Читать «Братья с тобой» онлайн - страница 137
Елена Павловна Серебровская
Он был хорош собой: волевой, гордый профиль, как у индейцев с иллюстраций к «Песне о Гайавате». После ранения на щеке осталось несколько вмятин да синих пороховых узоров, но разве шрамы портят мужчину! Воин. Лицо Чарыева можно читать. Пережитое осталось в нем, в выражении его глаз.
Однажды она поймала себя на том, что ей нравится скрип его неуклюжего протеза.
Встречались они редко, — у каждого было по горло дел. Но в небольшом городе трудно не встретиться. Однажды пришлось сидеть рядом на каком-то совещании в министерстве просвещения. Чарыев был не из болтливых. Он осторожно, ненавязчиво разглядывал свою соседку. В перерыве сказал:
— Вот уедете скоро… А Туркмению как следует и не узнали.
— Почему?
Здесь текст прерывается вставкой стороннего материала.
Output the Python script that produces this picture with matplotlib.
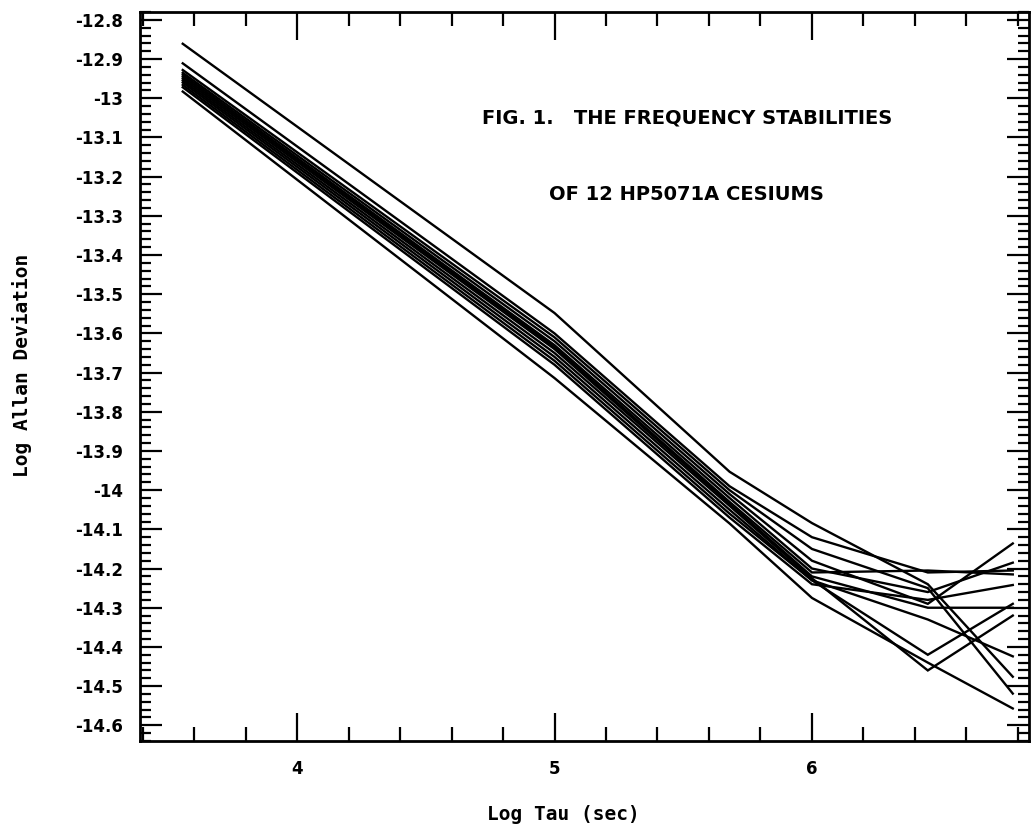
import matplotlib
matplotlib.use("Agg")
import matplotlib.pyplot as plt
from matplotlib.ticker import MultipleLocator, FuncFormatter

# ---- data ----
log_tau = [3.556, 5.00, 5.68, 6.00, 6.45, 6.78]

clock_01 = [-12.861, -13.548, -13.953, -14.084, -14.240, -14.476]
clock_02 = [-12.911, -13.600, -13.990, -14.120, -14.210, -14.205]
clock_03 = [-12.928, -13.610, -14.000, -14.150, -14.250, -14.519]
clock_04 = [-12.935, -13.620, -14.010, -14.180, -14.290, -14.136]
clock_05 = [-12.940, -13.630, -14.020, -14.200, -14.260, -14.185]
clock_06 = [-12.945, -13.635, -14.030, -14.210, -14.205, -14.215]
clock_07 = [-12.950, -13.640, -14.035, -14.220, -14.300, -14.300]
clock_08 = [-12.955, -13.650, -14.040, -14.225, -14.460, -14.320]
clock_09 = [-12.960, -13.660, -14.050, -14.230, -14.420, -14.290]
clock_10 = [-12.966, -13.670, -14.060, -14.230, -14.330, -14.424]
clock_11 = [-12.972, -13.680, -14.070, -14.240, -14.280, -14.242]
clock_12 = [-12.983, -13.714, -14.085, -14.275, -14.440, -14.557]

clocks = [clock_01, clock_02, clock_03, clock_04, clock_05, clock_06,
          clock_07, clock_08, clock_09, clock_10, clock_11, clock_12]

x_major = [4, 5, 6]
x_labels = ["4", "5", "6"]

title_1 = "FIG. 1.   THE FREQUENCY STABILITIES"
title_2 = "OF 12 HP5071A CESIUMS"
x_title = "Log Tau (sec)"
y_title = "Log Allan Deviation"

# ---- figure ----
W, H = 1031, 831
fig = plt.figure(figsize=(W / 100, H / 100), dpi=100)
ax = fig.add_axes([140 / W, 1 - 741 / H, (1029 - 140) / W, (741 - 12) / H])

for ys in clocks:
    ax.plot(log_tau, ys, color="black", lw=1.7, solid_joinstyle="miter")

ax.set_xlim(3.39, 6.843)
ax.set_ylim(-14.64, -12.78)

ax.set_xticks(x_major)
ax.set_xticklabels(x_labels)
ax.xaxis.set_minor_locator(MultipleLocator(0.2))
ax.yaxis.set_major_locator(MultipleLocator(0.1))
ax.yaxis.set_minor_locator(MultipleLocator(0.02))
ax.yaxis.set_major_formatter(FuncFormatter(lambda v, p: "%g" % round(v, 2)))

ax.tick_params(axis="both", which="both", direction="in", top=True, right=True,
               colors="black", width=1.6)
ax.tick_params(axis="x", which="major", length=20, pad=14, labelsize=12)
ax.tick_params(axis="x", which="minor", length=10)
ax.tick_params(axis="y", which="major", length=16, pad=12, labelsize=12)
ax.tick_params(axis="y", which="minor", length=8)
for lab in ax.get_xticklabels() + ax.get_yticklabels():
    lab.set_fontweight("bold")

for sp in ax.spines.values():
    sp.set_linewidth(2.0)
    sp.set_color("black")

ax.text(0.615, 0.855, title_1, transform=ax.transAxes, ha="center", va="center",
        fontsize=14, fontweight="bold", family="DejaVu Sans")
ax.text(0.615, 0.75, title_2, transform=ax.transAxes, ha="center", va="center",
        fontsize=14, fontweight="bold", family="DejaVu Sans")

fig.text(563 / W, 1 - 815 / H, x_title, ha="center", va="center",
         fontsize=14, fontweight="bold", family="DejaVu Sans Mono")
fig.text(22 / W, 1 - 365 / H, y_title, ha="center", va="center", rotation=90,
         fontsize=14, fontweight="bold", family="DejaVu Sans Mono")

fig.savefig("out.png", dpi=100, facecolor="white")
Я ездила по республике…
— Где еще вы увидите розы в декабре?
— Но и здесь их нету…
— Приходите ко мне: в нашем дворике розы держатся до самого нового года.
Маша нахмурилась, — никуда она не пойдет.
— А Фирюзу вы видели?
— Я была вблизи, не доехала немного: надо было свернуть в Чули, направо…
— А там красота… На Сумбаре вы не были тоже — на родине нашего Махтум-Кули? Не видели вы Туркмении!
Почему ему так важно, чтобы она узнала его край? А он продолжал говорить, рассказывать ей об Ай-Дере, о туркменских субтропиках. Она сказала, что скоро поедет в Кара-Кала за сыном, в детдом. Он с увлечением стал рассказывать ей об этих местах. Упомянул Кизыл-Арват, возле которого воевал с басмачами и погиб в начале двадцатых годов его отец.
Чарыев пригласил ее в Туркменский драматический театр, на спектакль «Бедность не порок». В театре они были втроем с его другом, пожилым рассудительным туркменом, сотрудником рукописного отдела Академии наук.
Было забавно смотреть на белокурых туркменок в русских платьях. По ходу действия они трогательно пели русские народные песни, и Маша чуть не ревела. Так же волновалась она и на опере «Евгении Онегин» в исполнении туркменских артистов. А что, разве не похоже? Почти как русские. Загримированы искусно. Только глаза слегка выдают восток.
Маша любила песни Ирмы Яунзем и Тамары Ханум, любила слушать Поля Робсона, исполняющего «Широка страна моя родная», слушать испанца Фернандо Кардону. Ратные у них голоса, разного масштаба таланты, но для Маши они все близки, она видит тут взаимный интерес народов друг к другу.
Спектакль окончился. Друг Чарыева попрощался, ушел. Остались вдвоем, — им было по пути. Впереди чернели дорожки городского сквера.
Стояла безлунная туркменская ночь. Маша едва различала спутника, шедшего рядом.
— Почему скрываетесь от меня? Почему избегаете? — спросил он неожиданно Машу.
— Разве я скрываюсь? Вот сегодня были в театре…
— А разве вы не замечаете, что со мной делается? Я одну вас вижу, ни о ком думать не могу.
Он внезапно обнял ее и притянул к себе. Она гнулась в его руках, пытаясь вырваться, а он не отпускал и говорил:
— Я думал, мы с тобой — огонь и огонь, вода и вода. Значит, не так, огонь и вода, огонь и снег?
С большим трудом она вырвалась из его железных объятий, нет не железных, — горячих, нежных, хотя и сильных. Вырвалась и побежала прочь.